Coping on Mothers’ Day
In the lead up to Mothers’ Day, the emptiness and pain that arises for someone who has lost their mother, and for mothers' who have lost a child, can make Mothers’ Day a day to dread and avoid rather than cherish.
And it’s not only those who have experienced death who are coping with grief on Mother’s Day, grief extends to other circumstances too, an estranged parent, a painful childhood, and other life changes and challenges. We have another article specifically about the loss of an infant or child, you may want to read for more guidance also.
When friends and relatives are talking about what to buy their mother or how they will spend the day with her and when advertising campaigns are so focused on mothers and the relationship between mother and child, the pain of what is missing may be overwhelming…yet it is also an opportunity for something else to grow.
Below are some ideas for coping with grief on Mother’s Day and how to help yourself heal and move through the loss in your life.
You may find some of these tips helpful, or you may discover some of your own, please feel free to share your coping strategies in the comments.
Be a mother to yourself.
Mothers tune into what we need without us asking. They know when we are tired, hungry, sad, lonely or happy. Be that for yourself today. Listen to yourself and ask what it is you need to feel to better. Reach out to others, or help yourself, to get the love and support you need.
Your experience of having or being a mother may not be ideal, often things in life rarely are, so depending on your own experience of motherhood, how can you treat yourself in a way that might honour that relationship?
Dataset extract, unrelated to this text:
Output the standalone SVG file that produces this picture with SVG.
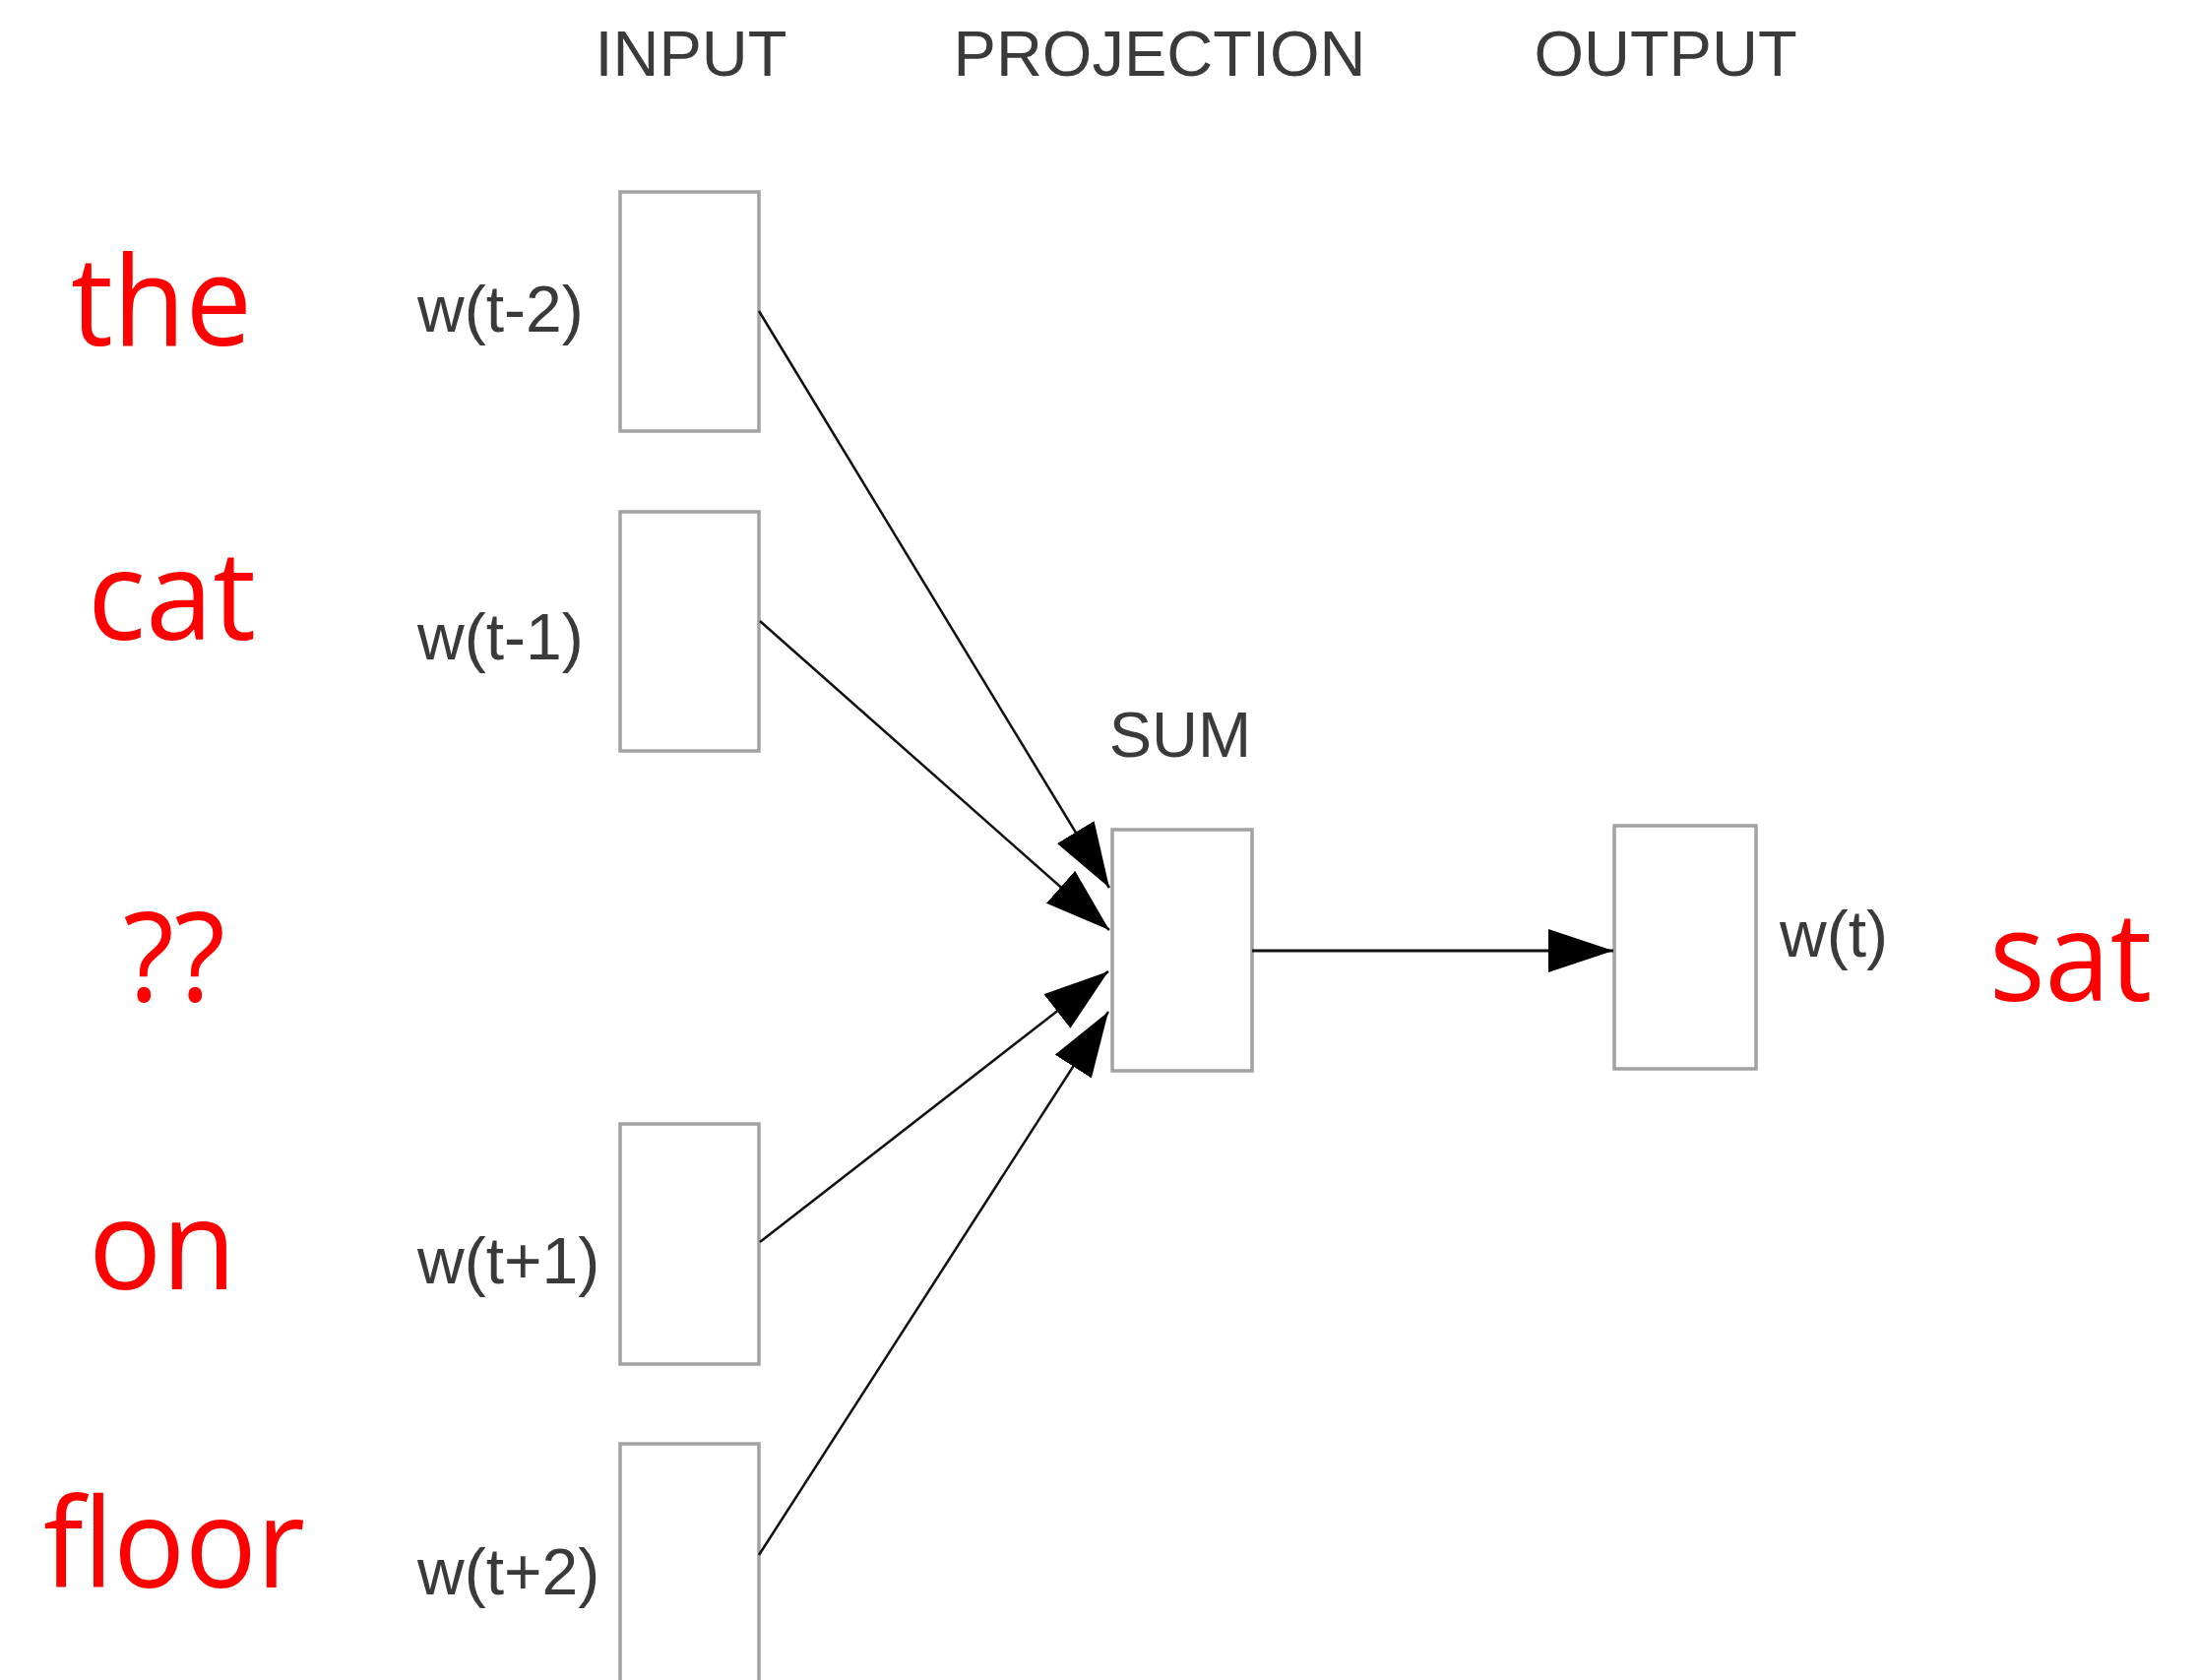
<svg xmlns="http://www.w3.org/2000/svg" width="2234" height="1707" viewBox="0 0 2234 1707">
  <style>
    .head { font-family: "Liberation Sans", Arial, sans-serif; font-size: 65px; fill: #3a3a3a; text-anchor: middle; }
    .lbl { font-family: "Liberation Sans", Arial, sans-serif; font-size: 66px; fill: #3a3a3a; }
    .word { font-family: "Open Sans", "Noto Sans", sans-serif; font-size: 127px; fill: #ff0000; }
    .box { fill: #ffffff; stroke: #a2a2a2; stroke-width: 3.5; }
    .edge { fill: none; stroke: #111111; stroke-width: 2.5; marker-end: url(#arrow); }
  </style>
  <defs>
    <marker id="arrow" markerUnits="userSpaceOnUse" markerWidth="68" markerHeight="46" refX="66" refY="22" orient="auto">
      <path d="M0,0 L66,22 L0,44 Z" fill="#000000"/>
    </marker>
  </defs>

  <rect width="2234" height="1707" fill="#ffffff"/>

  <!-- column headings -->
  <text class="head" x="702" y="77">INPUT</text>
  <text class="head" x="1178" y="77">PROJECTION</text>
  <text class="head" x="1692" y="77">OUTPUT</text>

  <!-- context words -->
  <text class="word" x="72" y="351" textLength="184" lengthAdjust="spacingAndGlyphs">the</text>
  <text class="word" x="89" y="650" textLength="171" lengthAdjust="spacingAndGlyphs">cat</text>
  <text class="word" x="125" y="1017" textLength="104" lengthAdjust="spacingAndGlyphs">??</text>
  <text class="word" x="90" y="1310" textLength="150" lengthAdjust="spacingAndGlyphs">on</text>
  <text class="word" x="44" y="1613" textLength="266" lengthAdjust="spacingAndGlyphs">floor</text>
  <text class="word" x="2021" y="1017" textLength="165" lengthAdjust="spacingAndGlyphs">sat</text>

  <!-- input nodes -->
  <g id="in-t-2">
    <rect class="box" x="630" y="195" width="141" height="243"/>
    <text class="lbl" x="424" y="337">w(t-2)</text>
  </g>
  <g id="in-t-1">
    <rect class="box" x="630" y="520" width="141" height="243"/>
    <text class="lbl" x="424" y="670">w(t-1)</text>
  </g>
  <g id="in-t+1">
    <rect class="box" x="630" y="1142" width="141" height="244"/>
    <text class="lbl" x="424" y="1304">w(t+1)</text>
  </g>
  <g id="in-t+2">
    <rect class="box" x="630" y="1467" width="141" height="260"/>
    <text class="lbl" x="424" y="1620">w(t+2)</text>
  </g>

  <!-- projection node -->
  <g id="sum">
    <rect class="box" x="1130" y="843" width="142" height="245"/>
    <text class="head" x="1199" y="769">SUM</text>
  </g>

  <!-- output node -->
  <g id="out">
    <rect class="box" x="1640" y="839" width="144" height="247"/>
    <text class="lbl" x="1808" y="972">w(t)</text>
  </g>

  <!-- connectors -->
  <g id="edges">
    <line class="edge" x1="771" y1="316" x2="1127" y2="902"/>
    <line class="edge" x1="772" y1="631" x2="1127" y2="945"/>
    <line class="edge" x1="772" y1="1262" x2="1126" y2="987"/>
    <line class="edge" x1="771" y1="1580" x2="1126" y2="1028"/>
    <line class="edge" x1="1272" y1="966" x2="1639" y2="966" style="stroke-width:3"/>
  </g>
</svg>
You may wish to do something productive with your feelings of anger or the loneliness of loss. The Women in Super Mothers’ Day Classic is a great example of a way to release this energy and connect with others. As Australia’s biggest breast cancer research fundraiser, the fun run is held around Australia to support the National Breast Cancer Foundation. Many participants run as they too have lost a love one, which turns the run into a community event that really connects people. Through running or walking we can use the pain to make a difference and not just sit with it alone at home.
If running is not for you, you might want to donate to a charity, particularly if the cause is close to home, be it the cause of death, a passion of your mother’s, or simply something you care about.
Below are some popular options, but you can choose any you’d like, just make sure they are a registered charity. These organisations also provide resources you may be able to access if you feel the need.
Connect with others.
Some people have friends, and most often family, who are in the same situation; they too have lost their mother, grandmother or child and gather together on Mothers’ Day to support one another, to remember their loved ones, and to celebrate themselves.
Another idea is to reach out and tell someone you trust and feel close to exactly how you are feeling; see if you can get that hug, a listening ear, or sense of warmth that mothers so often provide.
If you’re looking for support and connection outside of your circle, Motherless Daughters is an organisation that aims to help women who have lost their mother with events, support programs, and research initiatives.
While navigating the loss of a mother is an undoubtedly painful experience, it needn’t be a lonely one.
Having people that understand where you’re coming from and can relate to how you’re feeling can be a monumental help when it comes to coping, on Mother’s Day and through every day of the year.
Take a moment.
Take even a single moment to reflect on your relationship; propose a toast to your mother, have a conversation about her or visit her graveside.
You could take a moment to reflect, to scatter flowers or petals in a place she loved most, write her a note you wish she would read or revisit family photos. What is it you miss most about them? Remembering and looking through photos of your mother, or your child, can help you to feel connected and feel close to them once more.
For some of you, the loss may not be a death, but rather an absence. The feeling of loss may stem from never having a mother there for you; you may have been raised by your father or grandmother, or raised by your mother who was not as nurturing as you hoped she would be. Not all mothers’ mother. If your mother is alive but absent, a visit or a phone call with them may make a difference. They may not be physically present but the act of reaching out and connecting, remembering all that they gave you can let them inspire the best in us still.
If you’re estranged or your relationship with your mother is complicated, you could ignore the day altogether, treat yourself with a night out or a spa day, or go see a movie.
Another option would be to celebrate the people in your life who have cared for you and have supported you by buying them a gift or writing them a letter. If not all mother’s mother, than it can also be said that it doesn’t only take mothers to mother. Use this day to say thanks to whoever it is that has support you throughout your life, or someone who simply makes your days a little nicer.
On Mothers’ Day we can all take the qualities of being a “mother” and make it a better day for everyone. Be able to listen, be compassionate, loving, nurturing, organised and eat well.
Be a mother to yourself and everyone on Mothers’ Day and as often as possible.